## The Pyramids Aren’t Big Enough

Posted by Karl Sharman on May 29, 2011 – 11:52 pm

In the Smithsonian Institute there is a miniature model of one of the Pyramids at Gisa (in Egypt). It is 48 inches in height.

For the World Fair in New York 2020 they would like to display it, but it was thought to be too small so they decided to build a scaled-up model of the Pyramid out of material whose density is (1 / 7) times the density of the material used for the miniature.

If the mass (or weight) of the miniature and the scaled-up model are to be the same, how many inches in height will the scaled-up Pyramid be?

May 30th, 2011 at 2:56 am

I think the new height would be 336 inches (7*48)

May 30th, 2011 at 5:59 am

The height will almost be doubled (I’ll keep the exact answer to myself for now).

May 30th, 2011 at 9:32 am

Density is Mass/Volume

Volume is Length^3

To have the same mass with one 7th of the original density, you need 7 times the volume, multiplying volume by 7 means multiplying length by 7^(1/3), which is just a bit under 2.

May 30th, 2011 at 4:07 pm

Agree with Karys.

For original model, Vo = lwh/3, for scaled-up model Vs = nl x nw x nh/3; on another hand, Vs = 7Vo.

So, 7Vo = n^3Vo, and proportionality coefficient is 7^1/3

Then the new height is 48in x 7^1/3 ~ 91in

May 31st, 2011 at 10:51 am

Since density is mass over volume and the volume of a pyramid is the Area of the Base * Height * 1/3 and since we know that the new density is 1/7 times the old density we find the formula to become:

1/7 * m/V1 = m/V2

Where V1 is the volume of the original pyramid and V2 is the volume of the new pyramid. This becomes:

1/(7*V1) = 1/V2

which allows me to conclude that the new height would be:

h = (336 * A1) / A2

Where A1 is the area of the base of the original pyramid and A2 is the area of the base of the new pyramid. We cannot conclude the exact height since we do not know the volume of the original model and we do not know the area of the bases.

May 31st, 2011 at 2:12 pm

Hi Evan. See Tatiani’s post.
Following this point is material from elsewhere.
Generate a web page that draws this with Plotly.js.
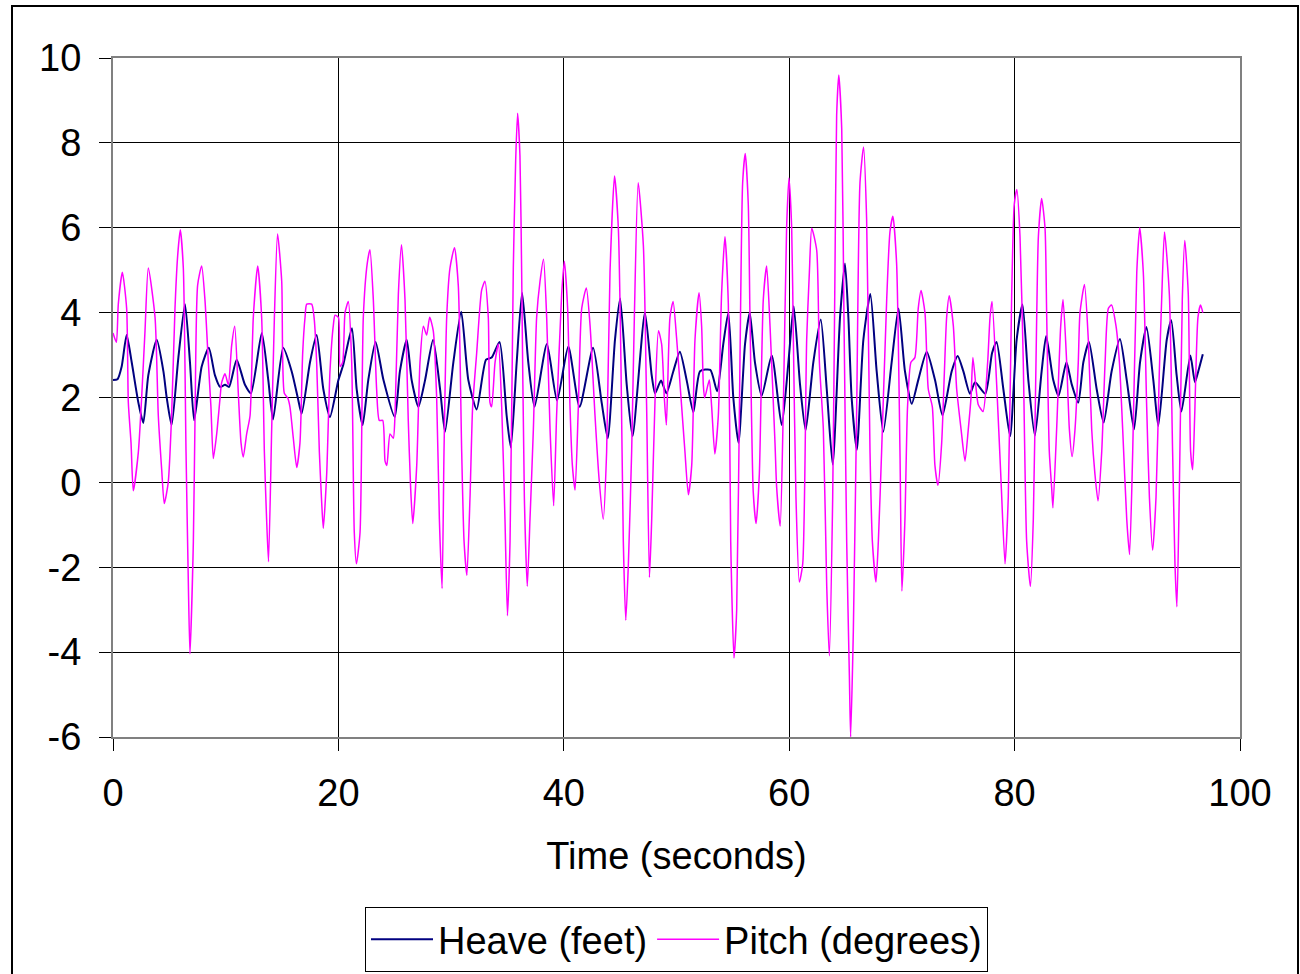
<!DOCTYPE html>
<html>
<head>
<meta charset="utf-8">
<script src="https://cdn.plot.ly/plotly-3.0.1.min.js"></script>
<style>
  html, body { margin: 0; padding: 0; background: #ffffff; overflow: hidden; }
  #chart { position: absolute; left: 0; top: 0; width: 1300px; height: 974px; }
  #frame { position: absolute; left: 11px; top: 5px; width: 1284px; height: 1000px;
           border: 2px solid #000; pointer-events: none; }
</style>
</head>
<body>
<div id="chart"></div>
<div id="frame"></div>
<script>
// ---- Data ----
const heaveTime = [0.0,0.4,0.77,1.21,1.66,2.25,2.69,3.13,3.88,4.47,4.77,5.2,5.8,6.39,6.83,7.2,7.87,8.5,9.05,9.5,9.94,10.3,10.97,11.71,12.24,13.2,13.78,14.2,15.1,15.85,16.4,16.74,17.48,18.07,18.66,19.25,20.0,20.44,21.2,21.62,22.15,22.65,23.3,24.0,25.0,25.46,26.06,26.5,27.1,27.69,28.4,29.02,29.46,30.2,30.9,31.53,32.27,33.1,33.6,34.3,34.93,35.3,35.82,36.3,36.85,37.4,38.5,39.4,40.4,41.4,42.6,43.36,43.9,44.54,45.0,45.58,46.1,47.2,47.8,48.1,48.63,49.1,49.72,50.3,50.9,51.5,52.09,53.0,53.6,54.15,54.6,55.04,55.5,56.08,56.5,56.96,57.56,58.45,59.33,59.93,60.4,60.96,61.46,62.14,62.8,63.33,63.86,64.51,64.95,65.25,65.54,66.0,66.58,67.2,67.76,68.35,69.09,69.7,70.27,70.87,71.45,72.2,72.94,73.6,74.42,74.95,75.45,76.04,76.5,77.4,78.0,78.4,79.0,79.6,80.18,80.7,81.22,81.8,82.4,82.8,83.43,83.9,84.6,85.07,85.65,86.1,86.6,87.28,87.9,88.61,89.35,89.95,90.6,91.13,91.7,92.31,92.75,93.5,93.9,94.38,94.8,95.6,96.0,96.3,96.7];
const heaveFeet = [2.41,2.43,2.73,3.47,2.83,1.88,1.4,2.52,3.36,2.62,1.99,1.35,2.94,4.2,2.83,1.46,2.73,3.17,2.52,2.25,2.3,2.25,2.89,2.3,2.1,3.52,2.41,1.48,3.17,2.62,1.99,1.62,2.83,3.47,2.2,1.54,2.41,2.78,3.63,2.2,1.35,2.41,3.31,2.41,1.54,2.62,3.36,2.41,1.78,2.41,3.36,2.2,1.19,2.83,4.02,2.41,1.72,2.89,2.94,3.31,1.57,0.82,2.83,4.47,2.83,1.78,3.26,1.93,3.2,1.78,3.17,1.88,1.04,3.36,4.33,2.31,1.09,4.0,2.52,2.1,2.4,2.1,2.62,3.08,2.41,1.65,2.62,2.65,2.15,3.26,4.0,2.0,0.93,3.26,4.0,2.83,2.04,2.99,1.35,2.83,4.15,2.31,1.23,2.83,3.84,2.2,0.42,3.89,5.16,3.89,1.99,0.77,3.36,4.44,2.62,1.19,2.83,4.1,2.62,1.85,2.41,3.08,2.41,1.58,2.62,2.98,2.62,2.09,2.36,2.09,3.05,3.31,2.2,1.09,3.36,4.19,2.41,1.1,2.62,3.45,2.41,2.04,2.83,2.31,1.88,2.83,3.31,2.2,1.41,2.62,3.38,2.41,1.25,2.83,3.66,2.41,1.33,3.36,3.82,2.52,1.67,2.99,2.36,2.62,3.02];

const pitchTime = [0.0,0.3,0.47,0.83,1.21,1.36,1.6,1.8,2.25,2.54,2.84,3.13,3.73,4.02,4.32,4.55,4.9,5.2,5.5,5.74,5.97,6.24,6.48,6.69,6.83,7.13,7.28,7.51,7.87,8.16,8.46,8.69,8.9,9.2,9.5,9.64,9.94,10.23,10.53,10.8,11.12,11.36,11.56,11.86,12.16,12.45,12.84,13.19,13.43,13.63,13.8,14.08,14.32,14.6,14.97,15.2,15.5,15.7,16.0,16.3,16.59,16.83,17.04,17.19,17.63,17.84,18.07,18.31,18.51,18.66,18.96,19.25,19.55,19.7,20.0,20.15,20.38,20.59,20.88,21.18,21.41,21.6,21.92,22.21,22.56,22.8,23.1,23.39,23.63,23.93,24.14,24.3,24.58,24.87,25.02,25.32,25.6,25.91,26.2,26.41,26.6,26.95,27.24,27.54,27.83,28.1,28.42,28.72,28.96,29.2,29.37,29.61,29.9,30.3,30.64,30.94,31.15,31.4,31.68,31.91,32.27,32.71,33.0,33.3,33.45,33.6,33.9,34.2,34.49,34.78,35.0,35.23,35.52,35.73,35.9,36.11,36.26,36.5,36.76,37.0,37.3,37.59,37.89,38.2,38.48,38.78,39.1,39.36,39.81,40.05,40.34,40.55,40.76,41.0,41.29,41.59,42.0,42.33,42.77,43.13,43.5,43.8,44.1,44.5,44.84,45.07,45.28,45.5,45.73,46.02,46.26,46.6,47.06,47.35,47.6,47.8,48.1,48.4,48.68,48.92,49.1,49.42,49.7,50.02,50.46,50.75,51.05,51.35,51.64,52.0,52.23,52.38,52.5,52.91,53.12,53.4,53.71,54.0,54.3,54.6,54.81,55.1,55.34,55.63,55.87,56.1,56.37,56.52,56.81,57.06,57.35,57.7,58.0,58.3,58.74,58.89,59.2,59.48,59.77,59.98,60.22,60.37,60.6,60.9,61.2,61.55,61.79,62.0,62.44,62.68,63.03,63.33,63.56,63.86,64.06,64.21,64.4,64.66,64.86,65.1,65.34,65.45,65.69,65.99,66.28,66.6,66.87,67.17,67.38,67.7,67.91,68.2,68.65,68.94,69.2,69.53,69.83,70.0,70.27,70.5,70.8,71.15,71.45,71.7,72.05,72.34,72.7,72.93,73.2,73.53,73.77,73.97,74.2,74.56,74.86,75.25,75.6,75.89,76.13,76.3,76.63,76.78,77.2,77.61,77.82,78.0,78.41,78.79,79.15,79.44,79.74,79.97,80.2,80.48,80.77,81.07,81.4,81.66,81.96,82.11,82.4,82.7,82.85,83.08,83.29,83.4,83.73,84.09,84.3,84.62,84.86,85.1,85.36,85.65,85.8,86.2,86.54,86.84,87.13,87.4,87.73,88.03,88.32,88.6,89.0,89.3,89.59,89.95,90.2,90.48,90.84,91.1,91.42,91.72,91.96,92.25,92.55,92.84,93.05,93.3,93.73,94.02,94.23,94.4,94.61,94.88,95.1,95.41,95.62,95.8,95.98,96.27,96.5,96.7];
const pitchDeg = [3.52,3.3,4.2,4.95,4.1,1.88,0.93,-0.2,0.72,1.99,3.57,5.05,3.89,1.57,0.3,-0.5,0.0,1.57,4.1,5.35,5.95,5.05,0.72,-2.45,-4.04,-1.39,1.57,4.65,5.1,4.3,2.83,1.78,0.56,1.14,1.99,2.35,2.56,2.3,3.23,3.68,2.1,0.93,0.6,1.14,1.57,3.89,5.1,3.89,0.72,-0.87,-1.87,1.25,3.89,5.85,4.74,2.1,1.99,1.78,1.04,0.35,0.93,3.04,3.89,4.2,4.2,3.89,2.83,0.72,-0.44,-1.08,0.19,2.6,3.7,3.94,3.89,2.73,2.83,4.0,4.26,2.83,-1.18,-1.92,-1.18,3.89,5.16,5.48,4.3,2.2,1.46,1.46,0.5,0.4,1.14,1.04,1.57,4.44,5.6,4.3,1.46,-0.13,-0.97,0.4,2.83,3.68,3.47,3.89,3.57,1.99,-0.87,-2.5,0.72,3.89,5.05,5.53,4.63,0.72,-1.39,-2.19,-0.34,1.78,3.05,4.53,4.74,3.89,1.88,1.78,2.83,3.26,1.78,-0.87,-3.14,-1.39,5.05,7.59,8.7,7.69,4.95,-0.34,-2.45,-0.87,1.25,3.89,4.74,5.26,3.89,1.25,-0.55,1.57,4.44,5.21,4.1,1.78,0.4,-0.18,1.78,4.1,4.58,3.7,1.57,0.08,-0.87,0.72,4.95,7.22,5.99,2.83,-1.39,-3.25,-1.92,0.72,3.89,7.06,5.58,1.78,-2.24,-0.87,1.99,3.57,3.26,1.99,1.35,3.89,4.26,3.36,1.78,0.72,-0.29,0.4,3.36,4.47,3.68,2.3,1.99,2.41,1.78,0.67,1.57,4.44,5.79,4.2,-1.39,-4.14,-3.0,2.83,7.06,7.75,6.55,3.89,-0.23,-0.97,0.19,4.3,5.1,3.68,0.93,-0.13,-1.03,1.78,6.0,7.17,5.99,3.36,-0.34,-2.35,-1.92,3.36,4.95,5.99,5.47,2.83,1.25,-2.45,-4.09,-0.34,4.95,8.65,9.6,8.33,3.89,-1.39,-4.56,-6.0,-3.51,1.78,7.06,7.9,6.2,0.72,-1.39,-2.35,-1.39,0.72,4.3,5.9,6.27,5.16,0.72,-2.56,-0.87,1.78,2.83,2.94,4.1,4.52,3.99,2.2,1.78,0.4,-0.07,0.93,2.6,3.89,4.4,3.7,2.2,1.25,0.5,1.25,1.99,2.94,2.09,1.83,1.67,2.83,3.89,4.26,2.3,0.08,-1.92,-0.34,4.4,6.55,6.9,5.79,2.83,-1.39,-2.45,-0.87,3.89,5.79,6.69,5.99,3.89,0.72,-0.13,-0.6,1.25,3.68,4.31,2.83,1.25,0.61,1.25,2.83,3.99,4.66,3.36,1.25,0.19,-0.44,0.72,2.83,4.1,4.18,3.68,2.83,1.25,-0.87,-1.7,0.72,4.95,6.0,4.95,1.78,-0.34,-1.6,-0.34,2.6,4.31,5.9,4.44,0.72,-1.92,-2.93,-0.34,4.31,5.7,4.44,0.72,0.3,1.57,3.89,4.18,4.0];

const seriesNames = ['Heave (feet)', 'Pitch (degrees)'];
const xTitle = 'Time (seconds)';
const xTickVals = [0, 20, 40, 60, 80, 100];
const xTickText = ['0', '20', '40', '60', '80', '100'];
const yTickVals = [-6, -4, -2, 0, 2, 4, 6, 8, 10];
const yTickText = ['-6', '-4', '-2', '0', '2', '4', '6', '8', '10'];

// ---- Chart ----
const FONT = 'Liberation Sans, Arial, Helvetica, sans-serif';

const traces = [
  { x: heaveTime, y: heaveFeet, name: seriesNames[0], type: 'scatter', mode: 'lines',
    line: { color: '#000080', width: 2, shape: 'spline', smoothing: 0.6 } },
  { x: pitchTime, y: pitchDeg, name: seriesNames[1], type: 'scatter', mode: 'lines',
    line: { color: '#FF00FF', width: 1.5, shape: 'spline', smoothing: 0.6 } }
];

const axisCommon = {
  showgrid: true, gridcolor: '#000000', gridwidth: 1,
  zeroline: false, automargin: false,
  showline: true, linecolor: '#808080', linewidth: 2, mirror: true,
  ticks: 'outside', ticklen: 12, tickwidth: 1, tickcolor: '#000000',
  tickfont: { family: FONT, size: 38, color: '#000000' },
  tickmode: 'array',
  fixedrange: true
};

const layout = {
  width: 1300, height: 974,
  paper_bgcolor: '#ffffff', plot_bgcolor: '#ffffff',
  margin: { l: 113, r: 60, t: 58, b: 237, pad: 0 },
  font: { family: FONT, size: 38, color: '#000000' },
  showlegend: true,
  xaxis: Object.assign({}, axisCommon, {
    range: [0, 100], tickvals: xTickVals, ticktext: xTickText,
    ticklabelstandoff: 9,
    title: { text: xTitle, font: { family: FONT, size: 38, color: '#000000' }, standoff: 30 }
  }),
  yaxis: Object.assign({}, axisCommon, {
    range: [-6, 10], tickvals: yTickVals, ticktext: yTickText,
    ticklabelstandoff: 10
  }),
  legend: {
    orientation: 'h', x: 0.5, xanchor: 'center',
    yref: 'container', y: 0.0021, yanchor: 'bottom',
    bordercolor: '#000000', borderwidth: 1, bgcolor: '#ffffff',
    font: { family: FONT, size: 38, color: '#000000' },
    itemwidth: 62, tracegroupgap: 0
  }
};

Plotly.newPlot('chart', traces, layout, { displayModeBar: false, staticPlot: true });
</script>
</body>
</html>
If you double all linear dimensions, then the volume goes up by 2^3 = 8. It doesn’t matter what the shape is, but it’s easiest to see that with a cube, then imagine that any shape could be approximated by a set of (very small) cubes.

In the posted problem, the volume will increased by a factor of 7, so every linear dimension must be increased by a factor of cube root 7 => new height = old height * 7^(1/3) => 48 * 1.9129… = 91.82…

June 1st, 2011 at 6:38 am

336 inches

June 2nd, 2011 at 7:47 am

Mass = Density × Volume

and

Volume of model / Volume of miniature = (H of model / H of miniature)3

In the above equation, H is the characteristic dimension (say, height).

If the mass is to be the same, then density is inversely proportional to volume. Also, the volumes are directly proportional to the cubes of the heights for objects that are geometrically similar. Therefore, the heights are seen to be inversely proportional to the cube roots of the densities. Thus,

Height of model = Height of miniature × (Density of miniature / Density of model)1/3 or

Height of model = 48inches × 7^(1/3) = 91.8 inches (approx).

Sorry Ben and Inja – everyone else appeared to spot that it wasn’t just going to increase the height by a factor of 7…

That’s Tom for you!